Quinn, who was born and grew up in Yonkers, New York, was co-founder of the campaign that raised more than $220 million for medical research into amyotrophic lateral sclerosis, more commonly known as Lou Gehrig’s Disease, his Facebook page said.
He was diagnosed with ALS on March 8, 2013, according to his Facebook page.
“It is with great sadness that we must share the passing of Patrick early this morning,” his supporters said on Facebook. “We will always remember him for his inspiration and courage in his tireless fight against ALS.”
Condolences to the Quinn family poured in on social media, with many expressing gratitude for the spotlight he drew to the disease and the need to find a cure.

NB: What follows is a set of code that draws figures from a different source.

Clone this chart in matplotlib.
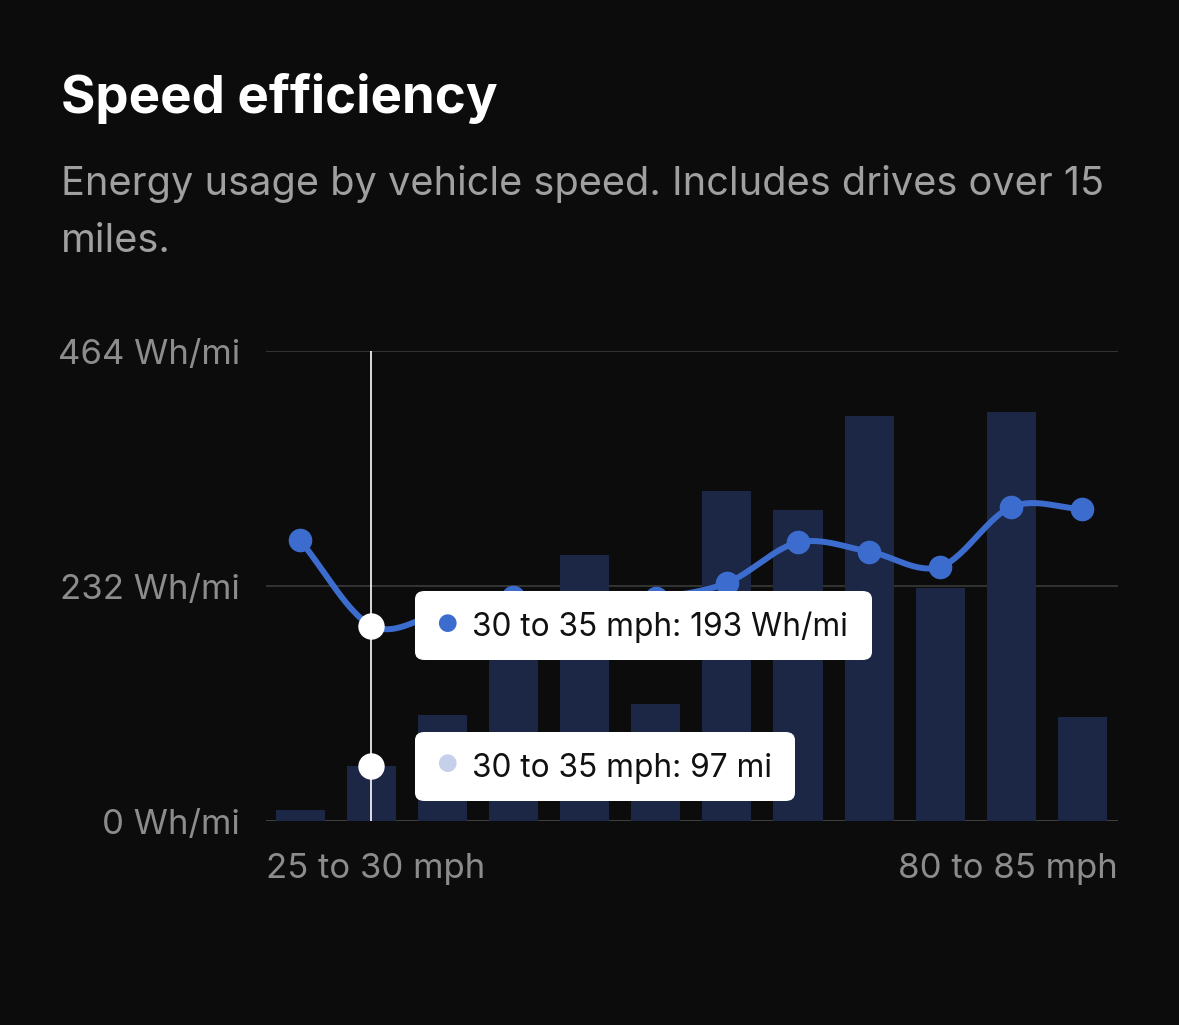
import numpy as np
import matplotlib.pyplot as plt
from matplotlib.patches import FancyBboxPatch

plt.rcParams["font.family"] = ["Inter", "DejaVu Sans"]

# speed buckets (mph), energy use (Wh/mi) and distance driven (mi)
speed_bins = ["25 to 30 mph", "30 to 35 mph", "35 to 40 mph", "40 to 45 mph",
              "45 to 50 mph", "50 to 55 mph", "55 to 60 mph", "60 to 65 mph",
              "65 to 70 mph", "70 to 75 mph", "75 to 80 mph", "80 to 85 mph"]
wh_per_mi = [277, 193, 206, 221, 212, 220, 235, 275, 266, 251, 310, 308]
distance_mi = [19, 97, 187, 330, 469, 206, 582, 548, 714, 411, 721, 183]

y_ticks = [0, 232, 464]
y_tick_labels = ["0 Wh/mi", "232 Wh/mi", "464 Wh/mi"]
sel = 1  # hovered bucket

BG = "#0c0c0c"
LINE = "#3d6ccf"
BAR = "#1b2744"


def catmull_rom(x, y, n=30):
    # smooth curve through the points, like the chart library draws
    x = np.asarray(x, float)
    y = np.asarray(y, float)
    px = np.concatenate([[2 * x[0] - x[1]], x, [2 * x[-1] - x[-2]]])
    py = np.concatenate([[2 * y[0] - y[1]], y, [2 * y[-1] - y[-2]]])
    xs, ys = [], []
    t = np.linspace(0, 1, n)
    for i in range(1, len(px) - 2):
        for p, out in ((px, xs), (py, ys)):
            p0, p1, p2, p3 = p[i - 1], p[i], p[i + 1], p[i + 2]
            out.extend(0.5 * ((2 * p1) + (-p0 + p2) * t
                              + (2 * p0 - 5 * p1 + 4 * p2 - p3) * t ** 2
                              + (-p0 + 3 * p1 - 3 * p2 + p3) * t ** 3))
    return np.array(xs), np.array(ys)


fig = plt.figure(figsize=(11.79, 10.25), dpi=100, facecolor=BG)
ax_bar = fig.add_axes([266 / 1179, 1 - 821 / 1025, 852 / 1179, 470 / 1025])
ax = ax_bar.twinx()

x = np.arange(len(speed_bins))

ax_bar.set_facecolor(BG)
ax_bar.bar(x, distance_mi, width=0.69, color=BAR, zorder=2)
ax_bar.set_ylim(0, 828)
ax_bar.set_xlim(-0.48, 11.5)

# gridlines live on the bar axes so they sit behind the bars
for v in y_ticks:
    ax_bar.axhline(v * 828 / 464, color="#4a4a4a" if v == 0 else "#3a3a3a",
                   lw=1.2, zorder=1)

ax.set_ylim(0, 464)
ax.set_xlim(-0.48, 11.5)
cx, cy = catmull_rom(x, wh_per_mi)
ax.plot(cx, cy, color=LINE, lw=4.3, solid_capstyle="round", zorder=3)
ax.plot(x, wh_per_mi, "o", color=LINE, ms=16, zorder=4)

# hover crosshair
ax.axvline(x[sel], color="white", lw=1.2, zorder=5)
ax.plot(x[sel], wh_per_mi[sel], "o", color="white", ms=18, zorder=6)
ax.plot(x[sel], distance_mi[sel] * 464 / 828, "o", color="white", ms=18, zorder=6)

for a in (ax_bar, ax):
    for s in a.spines.values():
        s.set_visible(False)
    a.set_yticks([])
    a.set_xticks([])

for v, lab in zip(y_ticks, y_tick_labels):
    ax.text(-0.48 - 26 / 71, v - 4, lab, ha="right", va="center",
            fontsize=25, color="#8c8c8c")

ax.text(-0.48, -47, speed_bins[0], ha="left", va="center",
        fontsize=25, color="#8c8c8c")
ax.text(11.5, -47, speed_bins[-1], ha="right", va="center",
        fontsize=25, color="#8c8c8c")

# tooltips (figure pixels)
def tooltip(x0, y0, w, h, dot_color, text):
    box = FancyBboxPatch((x0 / 1179, 1 - (y0 + h) / 1025), w / 1179, h / 1025,
                         boxstyle="round,pad=0,rounding_size=0.008",
                         transform=fig.transFigure, facecolor="white",
                         edgecolor="none", zorder=10)
    fig.patches.append(box)
    fig.text(447 / 1179, 1 - (y0 + h / 2) / 1025, "\u25CF", color=dot_color,
             fontsize=17, ha="center", va="center", zorder=11)
    fig.text(472 / 1179, 1 - (y0 + h / 2 + 2) / 1025, text, color="#111111",
             fontsize=22.8, ha="left", va="center", zorder=11)


tooltip(415, 591, 457, 69, LINE,
        f"{speed_bins[sel]}: {wh_per_mi[sel]} Wh/mi")
tooltip(415, 732, 380, 69, "#c5d0ea",
        f"{speed_bins[sel]}: {distance_mi[sel]} mi")

fig.text(61 / 1179, 1 - 99 / 1025, "Speed efficiency", color="white",
         fontsize=38, fontweight="bold", ha="left", va="center")
fig.text(61 / 1179, 1 - 184 / 1025,
         "Energy usage by vehicle speed. Includes drives over 15",
         color="#a0a0a0", fontsize=28.6, ha="left", va="center")
fig.text(61 / 1179, 1 - 242 / 1025, "miles.",
         color="#a0a0a0", fontsize=28.6, ha="left", va="center")

fig.savefig("out.png", dpi=100, facecolor=BG)
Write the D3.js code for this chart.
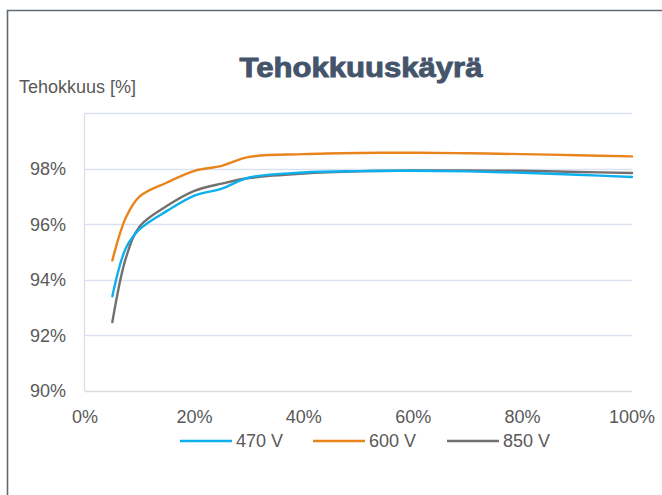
<!DOCTYPE html>
<html>
<head>
<meta charset="utf-8">
<title>Tehokkuuskäyrä</title>
<style>
body { margin: 0; background: #fff; }
text { font-family: "Liberation Sans", Arial, sans-serif; fill: #595959; }
.grid line { stroke: #d9e1f2; stroke-width: 1.3px; }
.series { fill: none; stroke-width: 2.4px; stroke-linecap: round; stroke-linejoin: round; }
</style>
</head>
<body>
<script src="https://cdn.jsdelivr.net/npm/d3@7/dist/d3.min.js"></script>
<script>
// load level (% of nominal power)
var loads = [5, 7.5, 10, 15, 20, 25, 30, 40, 50, 60, 70, 80, 90, 100];

// efficiency [%] per DC voltage
var eff470 = [93.41, 95.15, 95.82, 96.48, 97.03, 97.28, 97.68, 97.86, 97.91, 97.92, 97.90, 97.85, 97.78, 97.70];
var eff600 = [94.70, 96.25, 97.00, 97.50, 97.92, 98.10, 98.42, 98.52, 98.56, 98.57, 98.55, 98.52, 98.48, 98.44];
var eff850 = [92.48, 94.80, 95.92, 96.66, 97.20, 97.46, 97.66, 97.82, 97.90, 97.93, 97.93, 97.92, 97.88, 97.84];

var seriesNames = ["470 V", "600 V", "850 V"];
var seriesColors = ["#0cb0ec", "#e9841d", "#747070"];

var yTicks = [90, 92, 94, 96, 98];
var xTicks = [0, 20, 40, 60, 80, 100];

var width = 662, height = 495;

var svg = d3.select("body").append("svg")
  .attr("width", width)
  .attr("height", height);

// outer frame (top + left edge visible)
svg.append("path")
  .attr("d", "M7.5,495 V10.5 H662")
  .attr("fill", "none")
  .attr("stroke", "#626b73")
  .attr("stroke-width", 1.6);

var x = d3.scaleLinear().domain([0, 100]).range([85, 632]);
var y = d3.scaleLinear().domain([90, 100]).range([391, 113]);

// gridlines
svg.append("g")
  .attr("class", "grid")
  .selectAll("line")
  .data([92, 94, 96, 98, 100])
  .enter().append("line")
  .attr("x1", x(0))
  .attr("x2", x(100))
  .attr("y1", function(d) { return Math.round(y(d)) + 0.5; })
  .attr("y2", function(d) { return Math.round(y(d)) + 0.5; });

// axis lines
svg.append("line")
  .attr("x1", x(0) - 0.5).attr("x2", x(0) - 0.5)
  .attr("y1", y(100)).attr("y2", y(90))
  .attr("stroke", "#dedede").attr("stroke-width", 1.3);
svg.append("line")
  .attr("x1", x(0)).attr("x2", x(100))
  .attr("y1", Math.round(y(90)) + 0.5).attr("y2", Math.round(y(90)) + 0.5)
  .attr("stroke", "#dcdcdc").attr("stroke-width", 1.3);

// y tick labels
svg.append("g")
  .selectAll("text")
  .data(yTicks)
  .enter().append("text")
  .attr("x", 66)
  .attr("y", function(d) { return y(d); })
  .attr("dy", "0.36em")
  .attr("text-anchor", "end")
  .style("font-size", "18px")
  .text(function(d) { return d + "%"; });

// x tick labels
svg.append("g")
  .selectAll("text")
  .data(xTicks)
  .enter().append("text")
  .attr("x", function(d) { return x(d); })
  .attr("y", 423)
  .attr("text-anchor", "middle")
  .style("font-size", "18px")
  .text(function(d) { return d + "%"; });

// series lines
var line = d3.line()
  .x(function(d) { return x(d[0]); })
  .y(function(d) { return y(d[1]); })
  .curve(d3.curveCatmullRom.alpha(0.5));

var allSeries = [eff470, eff600, eff850];
// draw order: 600 V, 850 V, then 470 V on top
[1, 2, 0].forEach(function(i) {
  svg.append("path")
    .attr("class", "series")
    .attr("stroke", seriesColors[i])
    .attr("d", line(d3.zip(loads, allSeries[i])));
});

// title
svg.append("text")
  .attr("x", 361)
  .attr("y", 77)
  .attr("text-anchor", "middle")
  .attr("textLength", 243)
  .attr("lengthAdjust", "spacingAndGlyphs")
  .style("font-size", "27px")
  .style("font-weight", "bold")
  .style("fill", "#44546a")
  .style("stroke", "#44546a")
  .style("stroke-width", "0.9px")
  .text("Tehokkuuskäyrä");

// y axis title
svg.append("text")
  .attr("x", 19)
  .attr("y", 93)
  .style("font-size", "18px")
  .text("Tehokkuus [%]");

// legend
var legendX = [180, 313, 447];
var legend = svg.append("g")
  .selectAll("g")
  .data(seriesNames)
  .enter().append("g")
  .attr("transform", function(d, i) { return "translate(" + legendX[i] + ",441)"; });

legend.append("line")
  .attr("x1", 0).attr("x2", 52)
  .attr("y1", 0).attr("y2", 0)
  .attr("stroke", function(d, i) { return seriesColors[i]; })
  .attr("stroke-width", 2.4);

legend.append("text")
  .attr("x", 56)
  .attr("y", 0)
  .attr("dy", "0.36em")
  .style("font-size", "18px")
  .text(function(d) { return d; });
</script>
</body>
</html>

The Ice Bucket Challenge went viral on social media in the summer of 2014, when people around the world posted videos and photos of themselves dumping buckets of ice water on their heads and challenging others to do the same while urging donations for ALS research.
Roughly 12,000 to 15,000 Americans may have ALS, according to the U.S. Centers for Disease Control and Prevention. An estimated 5% to 10% of ALS cases are believed to be hereditary, but the cause is unknown and there is no cure.
Among Quinn’s many honors for raising awareness of ALS and promoting research was a nomination with fellow ALS activist Peter Frates as “Person of the Year” by Time magazine. Frates died last year at age 34, seven years after his diagnosis.